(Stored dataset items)
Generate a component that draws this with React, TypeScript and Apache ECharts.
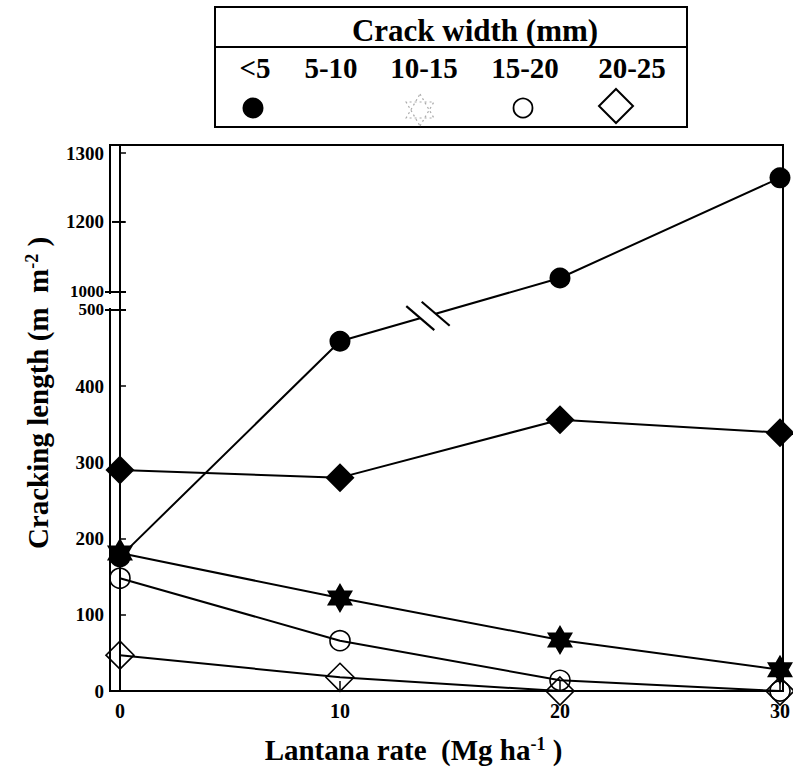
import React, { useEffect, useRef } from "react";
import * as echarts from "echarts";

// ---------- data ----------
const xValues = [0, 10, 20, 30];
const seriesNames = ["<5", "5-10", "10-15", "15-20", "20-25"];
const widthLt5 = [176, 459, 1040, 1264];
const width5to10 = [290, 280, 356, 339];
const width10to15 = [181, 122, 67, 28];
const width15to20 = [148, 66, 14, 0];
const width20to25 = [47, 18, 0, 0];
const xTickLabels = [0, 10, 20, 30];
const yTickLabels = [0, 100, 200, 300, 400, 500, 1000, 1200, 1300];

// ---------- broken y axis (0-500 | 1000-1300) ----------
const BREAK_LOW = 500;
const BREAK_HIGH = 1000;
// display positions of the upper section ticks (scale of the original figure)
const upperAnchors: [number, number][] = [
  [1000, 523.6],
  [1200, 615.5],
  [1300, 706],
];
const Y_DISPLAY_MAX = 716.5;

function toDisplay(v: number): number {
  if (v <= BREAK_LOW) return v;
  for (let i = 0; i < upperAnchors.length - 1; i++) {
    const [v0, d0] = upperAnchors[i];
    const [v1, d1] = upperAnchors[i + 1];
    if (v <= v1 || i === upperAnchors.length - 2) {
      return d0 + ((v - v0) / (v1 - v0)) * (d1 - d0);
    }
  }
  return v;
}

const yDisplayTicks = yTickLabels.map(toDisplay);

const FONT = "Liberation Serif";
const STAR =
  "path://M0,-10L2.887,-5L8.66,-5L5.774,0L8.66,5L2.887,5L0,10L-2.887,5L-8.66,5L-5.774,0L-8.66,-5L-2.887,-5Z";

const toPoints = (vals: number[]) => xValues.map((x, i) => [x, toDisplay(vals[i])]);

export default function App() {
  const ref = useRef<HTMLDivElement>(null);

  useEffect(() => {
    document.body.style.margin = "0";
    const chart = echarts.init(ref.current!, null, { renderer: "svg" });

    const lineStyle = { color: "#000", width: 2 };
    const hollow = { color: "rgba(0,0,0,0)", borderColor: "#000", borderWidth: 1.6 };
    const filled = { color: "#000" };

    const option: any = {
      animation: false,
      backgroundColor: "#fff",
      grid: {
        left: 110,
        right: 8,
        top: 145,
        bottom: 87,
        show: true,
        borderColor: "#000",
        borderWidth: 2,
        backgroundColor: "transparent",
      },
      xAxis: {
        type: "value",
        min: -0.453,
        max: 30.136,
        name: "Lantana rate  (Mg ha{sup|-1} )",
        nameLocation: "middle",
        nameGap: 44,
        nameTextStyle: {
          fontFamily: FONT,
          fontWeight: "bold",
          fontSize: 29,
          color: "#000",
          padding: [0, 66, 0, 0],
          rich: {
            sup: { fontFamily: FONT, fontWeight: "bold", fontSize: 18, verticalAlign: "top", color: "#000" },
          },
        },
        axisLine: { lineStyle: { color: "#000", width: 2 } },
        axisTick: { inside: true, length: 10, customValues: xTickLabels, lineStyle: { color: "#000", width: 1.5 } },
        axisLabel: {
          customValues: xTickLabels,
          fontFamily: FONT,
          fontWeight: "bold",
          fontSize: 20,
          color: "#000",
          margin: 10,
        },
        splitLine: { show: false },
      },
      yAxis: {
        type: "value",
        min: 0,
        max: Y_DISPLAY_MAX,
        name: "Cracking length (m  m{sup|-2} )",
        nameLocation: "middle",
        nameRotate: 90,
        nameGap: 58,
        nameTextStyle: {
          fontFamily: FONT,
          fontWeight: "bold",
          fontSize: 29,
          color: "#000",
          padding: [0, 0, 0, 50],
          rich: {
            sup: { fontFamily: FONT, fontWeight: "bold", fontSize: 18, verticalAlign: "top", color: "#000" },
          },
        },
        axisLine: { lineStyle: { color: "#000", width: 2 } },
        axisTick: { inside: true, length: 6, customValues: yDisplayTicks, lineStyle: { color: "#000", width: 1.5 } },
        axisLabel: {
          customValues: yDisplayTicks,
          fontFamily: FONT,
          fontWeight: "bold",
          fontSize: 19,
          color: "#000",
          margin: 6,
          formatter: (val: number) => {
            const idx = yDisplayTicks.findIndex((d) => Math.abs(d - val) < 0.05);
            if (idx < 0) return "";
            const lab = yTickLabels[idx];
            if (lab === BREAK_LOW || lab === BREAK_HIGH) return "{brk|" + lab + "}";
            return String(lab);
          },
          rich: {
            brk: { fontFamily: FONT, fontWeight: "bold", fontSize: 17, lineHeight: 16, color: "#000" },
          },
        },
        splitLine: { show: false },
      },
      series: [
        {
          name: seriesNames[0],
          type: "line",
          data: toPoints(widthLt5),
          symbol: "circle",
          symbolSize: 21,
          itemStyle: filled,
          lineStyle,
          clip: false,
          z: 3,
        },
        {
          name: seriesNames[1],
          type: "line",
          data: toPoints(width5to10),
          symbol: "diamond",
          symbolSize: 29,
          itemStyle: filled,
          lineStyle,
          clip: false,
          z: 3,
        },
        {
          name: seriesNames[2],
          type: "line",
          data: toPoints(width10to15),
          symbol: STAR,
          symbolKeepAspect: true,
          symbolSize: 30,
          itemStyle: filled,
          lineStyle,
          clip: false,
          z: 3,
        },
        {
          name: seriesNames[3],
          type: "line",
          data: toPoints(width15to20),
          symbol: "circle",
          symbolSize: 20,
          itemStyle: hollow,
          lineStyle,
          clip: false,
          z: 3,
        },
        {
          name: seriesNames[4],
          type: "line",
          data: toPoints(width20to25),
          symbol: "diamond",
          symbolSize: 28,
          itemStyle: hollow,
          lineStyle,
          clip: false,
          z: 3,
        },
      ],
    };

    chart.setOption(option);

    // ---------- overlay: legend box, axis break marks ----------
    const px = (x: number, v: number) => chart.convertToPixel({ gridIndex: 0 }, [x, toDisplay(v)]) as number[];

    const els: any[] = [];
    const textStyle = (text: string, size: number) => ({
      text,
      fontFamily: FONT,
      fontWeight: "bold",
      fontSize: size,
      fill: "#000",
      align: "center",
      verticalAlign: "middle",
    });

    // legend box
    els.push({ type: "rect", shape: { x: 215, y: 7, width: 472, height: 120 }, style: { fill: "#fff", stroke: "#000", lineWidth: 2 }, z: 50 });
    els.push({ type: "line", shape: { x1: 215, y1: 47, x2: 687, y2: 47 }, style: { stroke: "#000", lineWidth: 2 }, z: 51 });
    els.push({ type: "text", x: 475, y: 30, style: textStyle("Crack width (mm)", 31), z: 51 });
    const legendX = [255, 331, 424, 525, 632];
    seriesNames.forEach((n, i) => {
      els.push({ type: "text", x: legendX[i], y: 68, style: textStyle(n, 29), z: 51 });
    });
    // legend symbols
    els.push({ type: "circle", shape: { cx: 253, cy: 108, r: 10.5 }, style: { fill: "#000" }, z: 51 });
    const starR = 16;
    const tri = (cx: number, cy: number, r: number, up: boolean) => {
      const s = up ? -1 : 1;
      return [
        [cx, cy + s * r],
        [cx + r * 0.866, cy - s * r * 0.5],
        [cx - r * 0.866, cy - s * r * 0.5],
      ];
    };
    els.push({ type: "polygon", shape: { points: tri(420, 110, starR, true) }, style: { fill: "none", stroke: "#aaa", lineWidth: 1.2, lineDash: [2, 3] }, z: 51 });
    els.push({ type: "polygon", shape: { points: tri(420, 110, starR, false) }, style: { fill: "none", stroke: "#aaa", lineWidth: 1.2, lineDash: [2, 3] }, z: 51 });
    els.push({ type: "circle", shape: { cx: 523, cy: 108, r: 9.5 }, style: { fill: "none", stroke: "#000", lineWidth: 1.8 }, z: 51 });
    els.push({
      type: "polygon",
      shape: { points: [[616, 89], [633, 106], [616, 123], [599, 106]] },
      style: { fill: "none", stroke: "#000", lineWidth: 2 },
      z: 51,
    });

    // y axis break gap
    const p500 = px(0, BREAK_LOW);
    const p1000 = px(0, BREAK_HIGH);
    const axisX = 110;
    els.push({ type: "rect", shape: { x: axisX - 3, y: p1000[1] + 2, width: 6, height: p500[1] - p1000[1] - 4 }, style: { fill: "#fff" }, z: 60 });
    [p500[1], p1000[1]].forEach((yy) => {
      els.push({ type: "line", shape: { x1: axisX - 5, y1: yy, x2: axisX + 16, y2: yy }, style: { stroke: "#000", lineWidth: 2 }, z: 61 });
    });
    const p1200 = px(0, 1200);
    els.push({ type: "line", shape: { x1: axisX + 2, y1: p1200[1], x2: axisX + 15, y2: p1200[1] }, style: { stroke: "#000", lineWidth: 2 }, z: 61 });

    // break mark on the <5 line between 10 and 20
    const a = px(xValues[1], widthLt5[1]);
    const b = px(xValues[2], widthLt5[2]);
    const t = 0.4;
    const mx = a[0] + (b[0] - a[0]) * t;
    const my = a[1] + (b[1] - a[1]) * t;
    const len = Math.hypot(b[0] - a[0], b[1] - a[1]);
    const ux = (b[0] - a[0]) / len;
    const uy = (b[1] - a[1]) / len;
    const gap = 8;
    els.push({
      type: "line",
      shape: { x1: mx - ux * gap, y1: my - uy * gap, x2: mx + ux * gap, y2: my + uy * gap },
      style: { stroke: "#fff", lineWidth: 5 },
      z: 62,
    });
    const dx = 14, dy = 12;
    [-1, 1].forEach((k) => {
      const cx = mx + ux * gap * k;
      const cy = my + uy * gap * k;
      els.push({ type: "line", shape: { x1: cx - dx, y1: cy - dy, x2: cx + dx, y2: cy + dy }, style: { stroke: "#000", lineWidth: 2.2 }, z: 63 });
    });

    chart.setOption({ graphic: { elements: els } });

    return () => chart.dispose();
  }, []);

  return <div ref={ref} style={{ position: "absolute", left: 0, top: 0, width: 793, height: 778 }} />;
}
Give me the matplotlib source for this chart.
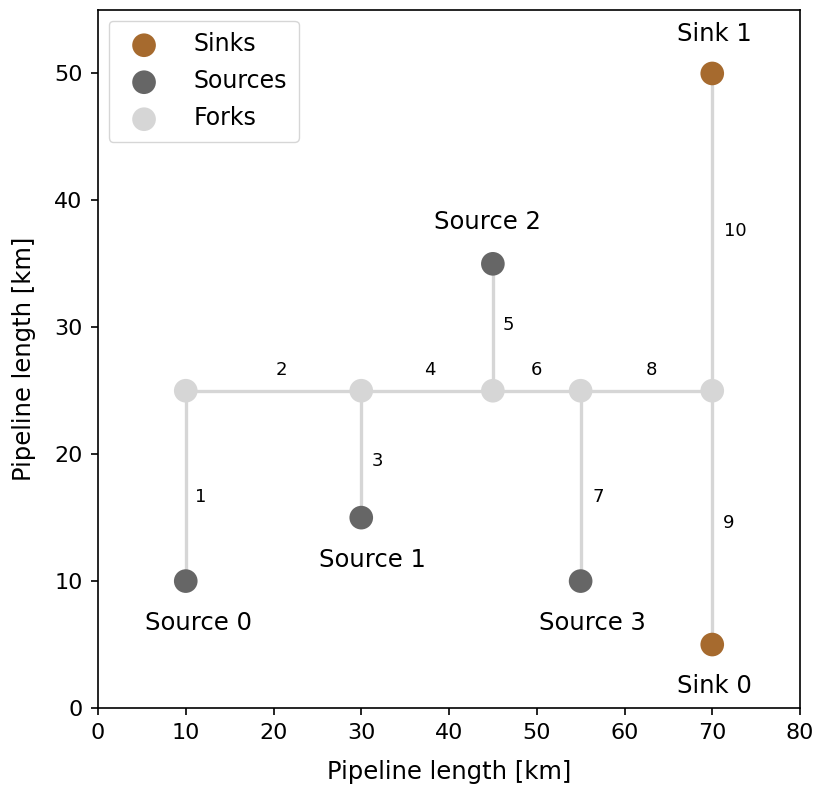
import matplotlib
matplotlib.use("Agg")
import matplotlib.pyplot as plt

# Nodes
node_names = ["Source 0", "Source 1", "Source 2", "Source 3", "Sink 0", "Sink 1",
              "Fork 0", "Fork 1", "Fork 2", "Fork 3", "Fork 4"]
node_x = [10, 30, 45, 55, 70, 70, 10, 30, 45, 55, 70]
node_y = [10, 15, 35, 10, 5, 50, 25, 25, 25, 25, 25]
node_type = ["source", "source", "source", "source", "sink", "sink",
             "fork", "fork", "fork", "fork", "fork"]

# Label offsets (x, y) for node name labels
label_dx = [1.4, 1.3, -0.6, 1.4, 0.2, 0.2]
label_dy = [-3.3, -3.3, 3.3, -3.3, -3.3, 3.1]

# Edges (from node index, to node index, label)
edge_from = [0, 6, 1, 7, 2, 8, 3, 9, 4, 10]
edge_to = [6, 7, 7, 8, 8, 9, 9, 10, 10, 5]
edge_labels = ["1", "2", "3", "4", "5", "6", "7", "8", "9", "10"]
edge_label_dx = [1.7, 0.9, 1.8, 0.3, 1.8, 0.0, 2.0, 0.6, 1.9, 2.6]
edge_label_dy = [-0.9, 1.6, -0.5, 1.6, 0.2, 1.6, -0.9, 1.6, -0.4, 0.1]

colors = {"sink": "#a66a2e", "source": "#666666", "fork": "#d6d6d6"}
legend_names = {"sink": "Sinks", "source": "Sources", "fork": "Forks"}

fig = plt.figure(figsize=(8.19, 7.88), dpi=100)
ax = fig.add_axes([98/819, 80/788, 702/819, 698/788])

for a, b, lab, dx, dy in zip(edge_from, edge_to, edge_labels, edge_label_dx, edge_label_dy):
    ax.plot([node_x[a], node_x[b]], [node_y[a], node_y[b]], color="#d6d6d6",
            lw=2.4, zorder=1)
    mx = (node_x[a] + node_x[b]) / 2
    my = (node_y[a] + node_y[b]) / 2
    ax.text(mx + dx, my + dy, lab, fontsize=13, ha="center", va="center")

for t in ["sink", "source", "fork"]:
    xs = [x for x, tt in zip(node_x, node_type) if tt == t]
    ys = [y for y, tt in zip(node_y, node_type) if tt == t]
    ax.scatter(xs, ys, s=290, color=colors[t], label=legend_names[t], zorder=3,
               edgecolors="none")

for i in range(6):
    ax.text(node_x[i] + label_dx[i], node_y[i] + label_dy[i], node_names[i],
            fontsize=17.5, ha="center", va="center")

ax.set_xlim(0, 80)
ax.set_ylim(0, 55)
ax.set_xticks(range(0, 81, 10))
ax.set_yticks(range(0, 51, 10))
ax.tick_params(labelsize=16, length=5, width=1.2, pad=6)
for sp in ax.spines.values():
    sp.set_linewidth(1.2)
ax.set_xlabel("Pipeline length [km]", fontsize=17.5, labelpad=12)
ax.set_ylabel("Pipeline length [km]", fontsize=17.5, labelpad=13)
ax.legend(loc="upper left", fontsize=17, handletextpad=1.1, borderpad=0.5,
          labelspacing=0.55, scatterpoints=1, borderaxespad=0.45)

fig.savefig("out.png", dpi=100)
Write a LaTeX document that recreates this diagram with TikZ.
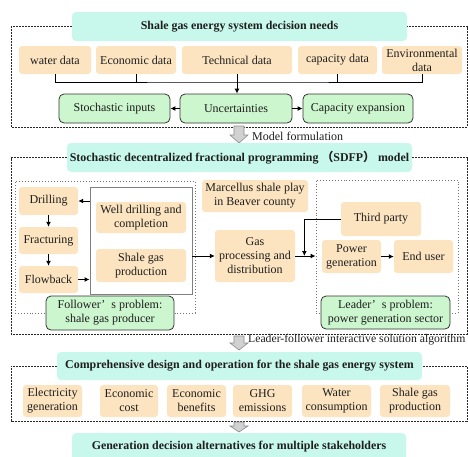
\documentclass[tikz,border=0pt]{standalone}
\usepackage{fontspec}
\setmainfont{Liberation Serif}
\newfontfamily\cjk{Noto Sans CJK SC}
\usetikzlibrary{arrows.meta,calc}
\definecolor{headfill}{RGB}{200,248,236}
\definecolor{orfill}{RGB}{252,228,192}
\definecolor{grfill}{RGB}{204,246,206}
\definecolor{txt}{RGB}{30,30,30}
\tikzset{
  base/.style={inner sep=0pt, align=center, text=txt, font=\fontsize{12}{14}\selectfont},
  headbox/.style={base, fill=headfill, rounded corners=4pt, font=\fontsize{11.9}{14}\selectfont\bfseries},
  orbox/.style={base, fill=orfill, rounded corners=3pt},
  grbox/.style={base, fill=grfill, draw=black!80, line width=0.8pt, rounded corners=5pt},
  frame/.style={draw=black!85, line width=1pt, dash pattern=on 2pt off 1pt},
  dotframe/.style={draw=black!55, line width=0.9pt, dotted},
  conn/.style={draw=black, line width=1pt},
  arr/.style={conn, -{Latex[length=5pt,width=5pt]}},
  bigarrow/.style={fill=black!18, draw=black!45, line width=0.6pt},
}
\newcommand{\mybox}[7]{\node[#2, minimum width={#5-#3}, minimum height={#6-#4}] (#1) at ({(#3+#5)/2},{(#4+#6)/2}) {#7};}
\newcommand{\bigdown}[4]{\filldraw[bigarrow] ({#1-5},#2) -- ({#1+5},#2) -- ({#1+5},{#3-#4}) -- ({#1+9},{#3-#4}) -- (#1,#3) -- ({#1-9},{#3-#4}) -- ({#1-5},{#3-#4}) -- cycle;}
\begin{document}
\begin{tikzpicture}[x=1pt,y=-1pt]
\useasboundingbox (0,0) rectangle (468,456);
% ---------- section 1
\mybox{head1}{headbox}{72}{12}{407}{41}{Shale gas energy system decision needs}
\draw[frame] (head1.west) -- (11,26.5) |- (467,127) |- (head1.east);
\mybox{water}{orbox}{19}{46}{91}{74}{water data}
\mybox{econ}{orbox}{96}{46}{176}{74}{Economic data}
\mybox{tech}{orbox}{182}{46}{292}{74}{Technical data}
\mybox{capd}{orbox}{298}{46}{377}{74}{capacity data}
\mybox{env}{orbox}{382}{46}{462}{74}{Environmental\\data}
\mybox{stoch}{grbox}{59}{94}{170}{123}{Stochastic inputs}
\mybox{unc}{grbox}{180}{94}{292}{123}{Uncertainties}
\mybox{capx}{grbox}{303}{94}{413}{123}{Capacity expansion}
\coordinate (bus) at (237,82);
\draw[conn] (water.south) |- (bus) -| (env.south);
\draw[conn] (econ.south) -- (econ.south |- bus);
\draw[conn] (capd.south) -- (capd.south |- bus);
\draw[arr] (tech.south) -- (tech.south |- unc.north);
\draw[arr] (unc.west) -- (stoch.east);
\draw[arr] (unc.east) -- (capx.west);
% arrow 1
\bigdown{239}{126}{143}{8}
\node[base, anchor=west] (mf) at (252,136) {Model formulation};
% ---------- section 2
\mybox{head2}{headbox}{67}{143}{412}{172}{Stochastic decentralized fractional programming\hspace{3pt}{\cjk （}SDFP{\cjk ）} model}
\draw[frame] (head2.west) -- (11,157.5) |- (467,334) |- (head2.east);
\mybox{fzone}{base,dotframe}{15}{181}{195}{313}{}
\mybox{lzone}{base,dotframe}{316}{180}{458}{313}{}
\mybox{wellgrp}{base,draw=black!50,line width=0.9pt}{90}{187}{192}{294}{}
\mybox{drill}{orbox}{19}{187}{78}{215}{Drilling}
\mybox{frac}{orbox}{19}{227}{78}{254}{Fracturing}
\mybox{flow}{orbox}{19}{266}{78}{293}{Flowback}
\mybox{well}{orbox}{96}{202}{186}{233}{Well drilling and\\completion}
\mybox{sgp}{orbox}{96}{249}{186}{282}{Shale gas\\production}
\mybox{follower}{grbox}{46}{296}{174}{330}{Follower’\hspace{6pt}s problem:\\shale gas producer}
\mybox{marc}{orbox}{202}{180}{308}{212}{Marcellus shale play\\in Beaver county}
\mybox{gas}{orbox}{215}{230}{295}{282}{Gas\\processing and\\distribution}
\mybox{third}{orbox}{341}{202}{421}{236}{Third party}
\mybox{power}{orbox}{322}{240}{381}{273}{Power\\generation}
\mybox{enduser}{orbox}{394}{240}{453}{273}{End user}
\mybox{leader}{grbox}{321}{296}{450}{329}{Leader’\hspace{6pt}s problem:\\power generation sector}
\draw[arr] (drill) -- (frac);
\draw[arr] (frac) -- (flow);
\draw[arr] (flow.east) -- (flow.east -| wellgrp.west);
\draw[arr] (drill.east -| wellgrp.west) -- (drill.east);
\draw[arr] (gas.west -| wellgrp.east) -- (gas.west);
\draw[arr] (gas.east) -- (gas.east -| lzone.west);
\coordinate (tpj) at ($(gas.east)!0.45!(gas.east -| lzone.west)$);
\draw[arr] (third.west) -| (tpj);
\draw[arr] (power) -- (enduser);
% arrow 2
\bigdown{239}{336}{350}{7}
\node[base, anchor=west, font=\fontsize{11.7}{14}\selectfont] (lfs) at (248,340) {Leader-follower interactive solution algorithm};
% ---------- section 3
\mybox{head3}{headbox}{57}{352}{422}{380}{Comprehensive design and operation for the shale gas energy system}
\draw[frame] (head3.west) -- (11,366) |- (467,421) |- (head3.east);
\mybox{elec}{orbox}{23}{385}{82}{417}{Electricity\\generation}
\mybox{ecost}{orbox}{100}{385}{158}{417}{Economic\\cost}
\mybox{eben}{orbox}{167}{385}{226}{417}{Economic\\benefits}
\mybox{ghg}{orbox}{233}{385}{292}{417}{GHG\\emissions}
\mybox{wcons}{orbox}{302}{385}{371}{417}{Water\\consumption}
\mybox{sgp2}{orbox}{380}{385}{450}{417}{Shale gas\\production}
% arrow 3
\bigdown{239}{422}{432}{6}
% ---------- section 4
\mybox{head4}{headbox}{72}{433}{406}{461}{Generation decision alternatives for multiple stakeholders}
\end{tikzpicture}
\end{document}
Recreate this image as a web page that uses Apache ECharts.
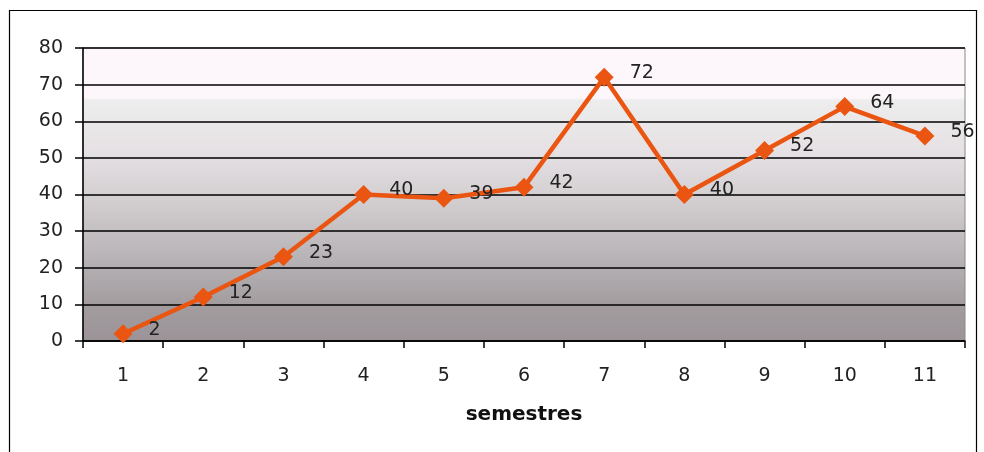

STATED PROBLEM: Extract the lines exactly, please: the first line of the listing, the line with "1000, 1200, 1300];", and every line between them, but no pictures.

REPLY TO THE EXERCISE:
Generate a component that draws this with React, TypeScript and Apache ECharts.
import React, { useEffect, useRef } from "react";
import * as echarts from "echarts";

// ---------- data ----------
const xValues = [0, 10, 20, 30];
const seriesNames = ["<5", "5-10", "10-15", "15-20", "20-25"];
const widthLt5 = [176, 459, 1040, 1264];
const width5to10 = [290, 280, 356, 339];
const width10to15 = [181, 122, 67, 28];
const width15to20 = [148, 66, 14, 0];
const width20to25 = [47, 18, 0, 0];
const xTickLabels = [0, 10, 20, 30];
const yTickLabels = [0, 100, 200, 300, 400, 500, 1000, 1200, 1300];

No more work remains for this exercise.